Di qui a presentarsi in San Pietro con i pantaloni neri e un poncho, o un plaid, che ricopre, riscalda la parte superiore del corpo, c’è un altro passo. Avrebbe potuto prendere la mozzetta, una di quelle invernali, una mozzetta rosso-imperiale, con i noti alamari, indossare sopra i pantaloni la solita veste bianca. Ma le mozzette Francesco non le ama, le immagini della sua presentazione ai popolo di Dio – lui dice sovente “popolo di Dio in cammino”, non immobile – ce lo dicono in modo chiarissimo. Ok, allora avrebbe potuto indossare il cappotto bianco, perché lui è malato, o diciamo convalescente, ha avuto una polmonite bilaterale non ancora del tutto debellata, deve riguardarsi. Questa del cappotto era comunque una soluzione possibile. Perché non è stata scelta? Questo io non lo so, ma credo che la visione di Bergoglio possa scorgersi in questo: il papa è un essere umano, e oggi è un essere umano malato, immerso in una lunga convalescenza. Se non scende in San Pietro per celebrare o comunque concelebrare, o confessare, o svolgere una qualsiasi funzione liturgica, allora questo lo fa come fanno i malati, come faremmo noi. Perché lui, come noi, è un essere umano. Scende, come noi scenderemmo, vestito in quel modo che noi definiamo “abito da casa”, o “casalingo”, o se si preferisce “casual”? È un papa, va bene, ma è soprattutto un uomo malato, e con una temperatura che si aggira intorno ai venti gradi va a fare il suo sopralluogo così, come farebbe una persona malata che però si deve riguardare.
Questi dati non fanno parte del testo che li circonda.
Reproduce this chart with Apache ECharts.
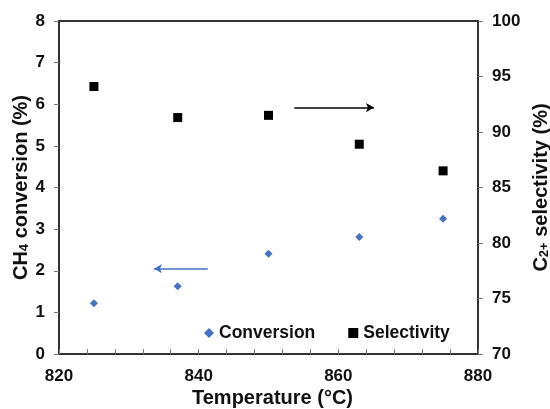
<!DOCTYPE html>
<html>
<head>
<meta charset="utf-8">
<script src="https://cdn.jsdelivr.net/npm/echarts@6/dist/echarts.min.js"></script>
<style>
  html, body { margin: 0; padding: 0; background: #fff; }
  #chart { width: 550px; height: 409px; }
</style>
</head>
<body>
<div id="chart"></div>
<script>
// temperatures (°C)
const temperatures = [825, 837, 850, 863, 875];
// CH4 conversion (%), left axis
const conversion = [1.22, 1.63, 2.41, 2.81, 3.25];
// C2+ selectivity (%), right axis
const selectivity = [94.1, 91.3, 91.5, 88.9, 86.5];

// annotation arrows: [fromX, fromY] -> [toX, toY]
const convArrow = [[841.3, 2.05], [833.6, 2.05]];
const selArrow = [[853.7, 92.2], [865.1, 92.2]];

const font = 'Liberation Sans, Arial, sans-serif';
const axisColor = '#333';

const chart = echarts.init(document.getElementById('chart'));

const richName = {
  a: { fontSize: 20, fontWeight: 'bold', color: '#111', fontFamily: font, lineHeight: 24, verticalAlign: 'bottom' },
  s: { fontSize: 13, fontWeight: 'bold', color: '#111', fontFamily: font, lineHeight: 16, verticalAlign: 'bottom', padding: [7, 0, 0, 0] }
};

const option = {
  animation: false,
  backgroundColor: '#fff',
  textStyle: { fontFamily: font },
  grid: {
    left: 59, right: 72, top: 21, bottom: 55,
    containLabel: false,
    outerBoundsMode: 'none',
    show: true,
    borderColor: axisColor,
    borderWidth: 2
  },
  legend: {
    left: 199,
    top: 319,
    itemGap: 33,
    itemWidth: 10,
    itemHeight: 10,
    textStyle: { fontSize: 17.5, fontWeight: 'bold', color: '#111', fontFamily: font },
    data: [
      { name: 'Conversion', icon: 'diamond' },
      { name: 'Selectivity', icon: 'rect' }
    ]
  },
  xAxis: {
    type: 'value',
    min: 820,
    max: 880,
    interval: 4,
    name: 'Temperature (°C)',
    nameLocation: 'middle',
    nameGap: 32,
    nameMoveOverlap: false,
    nameTextStyle: { fontSize: 20, fontWeight: 'bold', color: '#111', lineHeight: 24, padding: [0, 0, 0, 8] },
    axisLine: { lineStyle: { color: axisColor, width: 2 } },
    axisTick: { inside: true, length: 5, lineStyle: { color: '#777' } },
    axisLabel: {
      margin: 14,
      fontSize: 17,
      fontWeight: 'bold',
      color: '#111',
      formatter: v => (v % 20 === 0 ? String(v) : '')
    },
    splitLine: { show: false }
  },
  yAxis: [
    {
      type: 'value',
      min: 0,
      max: 8,
      interval: 1,
      position: 'left',
      name: '{a|CH}{s|4}{a| conversion (%)}',
      nameLocation: 'middle',
      nameGap: 28,
      nameMoveOverlap: false,
      nameTextStyle: { rich: richName },
      axisLine: { show: true, lineStyle: { color: axisColor, width: 2 } },
      axisTick: { show: true, length: 5, lineStyle: { color: '#777' } },
      axisLabel: { margin: 14, fontSize: 17, fontWeight: 'bold', color: '#111' },
      splitLine: { show: false }
    },
    {
      type: 'value',
      min: 70,
      max: 100,
      interval: 5,
      position: 'right',
      name: '{a|C}{s|2+}{a| selectivity (%)}',
      nameLocation: 'middle',
      nameGap: 49,
      nameRotate: 90,
      nameMoveOverlap: false,
      nameTextStyle: { rich: richName },
      axisLine: { show: true, lineStyle: { color: axisColor, width: 2 } },
      axisTick: { show: true, length: 5, lineStyle: { color: '#777' } },
      axisLabel: { margin: 14, fontSize: 17, fontWeight: 'bold', color: '#111' },
      splitLine: { show: false }
    }
  ],
  series: [
    {
      name: 'Conversion',
      type: 'scatter',
      yAxisIndex: 0,
      symbol: 'diamond',
      symbolSize: 8,
      itemStyle: { color: '#4472C4', opacity: 1 },
      data: temperatures.map((t, i) => [t, conversion[i]]),
      markLine: {
        silent: true,
        symbol: ['none', 'arrow'],
        symbolSize: [7, 8],
        label: { show: false },
        lineStyle: { color: '#4472C4', width: 1.5, type: 'solid' },
        data: [[{ coord: convArrow[0] }, { coord: convArrow[1] }]]
      }
    },
    {
      name: 'Selectivity',
      type: 'scatter',
      yAxisIndex: 1,
      symbol: 'rect',
      symbolSize: 9,
      itemStyle: { color: '#000', opacity: 1 },
      data: temperatures.map((t, i) => [t, selectivity[i]]),
      markLine: {
        silent: true,
        symbol: ['none', 'arrow'],
        symbolSize: [7, 8],
        label: { show: false },
        lineStyle: { color: '#000', width: 1.5, type: 'solid' },
        data: [[{ coord: selArrow[0] }, { coord: selArrow[1] }]]
      }
    }
  ]
};

chart.setOption(option);
</script>
</body>
</html>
Porta dunque un tratto di umanità, di normalità, di fraternità, nel suo agire da persona convalescente, una condizione dura, nella quale lui è quello, un malato?
Forse è questo il messaggio, ma vedendo quelle immagini ho pensato alla sua Chiesa “ospedale da campo”. Francesco, il vescovo di Roma, fa un semplice sopralluogo come può, ma anche consapevole che siamo nel mezzo di una grande battaglia. Con morti, dolori, afflizioni. E la sua “Chiesa ospedale da campo”, sta lì dentro. Lui oggi è un malato nella sua Chiesa ospedale da campo per i feriti, gli ammalti per tutte queste battaglie, sofferenze che ci sono nel mondo. Il vescovo di Roma non è lontano da tutto questo, sebbene sia chiuso a Santa Marta, ciò che gli impedisce di fare ciò che vorrebbe. Dunque eccolo, nell’ospedale da campo, un papa che è un “paziente”, come tanti nel mondo.
La statua che ricorda Pio XII che andò a San Lorenzo dopo il bombardamento lo raffigura con abiti diversi, più “papali”, rispetto a come vestiva realmente: le fotografie del tempo lo ritraggono con il cappotto bianco, non con quelle mantelline che vediamo nella statua. Ma la statua doveva dirci con gli indumenti stessi che raffigura un papa. Questo si capisce, ma spiega anche il distacco che poniamo tra noi e questa figura. Serve? Davvero? O serve vederlo tra noi, come noi? La Chiesa è un giudice eterno, al di sopra e al di là della Storia? O cammina con noi? Forse è questa la chiave per capire una scelta da collocarsi in un tempo come il presente e per il pontefice – cioè colui che crea ponti, ha ricordato Francesco – che ha indicato la necessità di una Chiesa-ospedale da campo, di una Chiesa povera, per i poveri.
In questa Chiesa dunque il suo magistero è la fragilità, e sulla fragilità. In un mondo tentato dal riconoscere che solo la forza può salvarci, o affermarci, o farci emergere, il magistero della fragilità riguarda tutti e non nascondendola, ma facendo un tratto pontificale, Francesco non sola la mostra, ma la fa emergere come elemento cruciale della nostra realtà.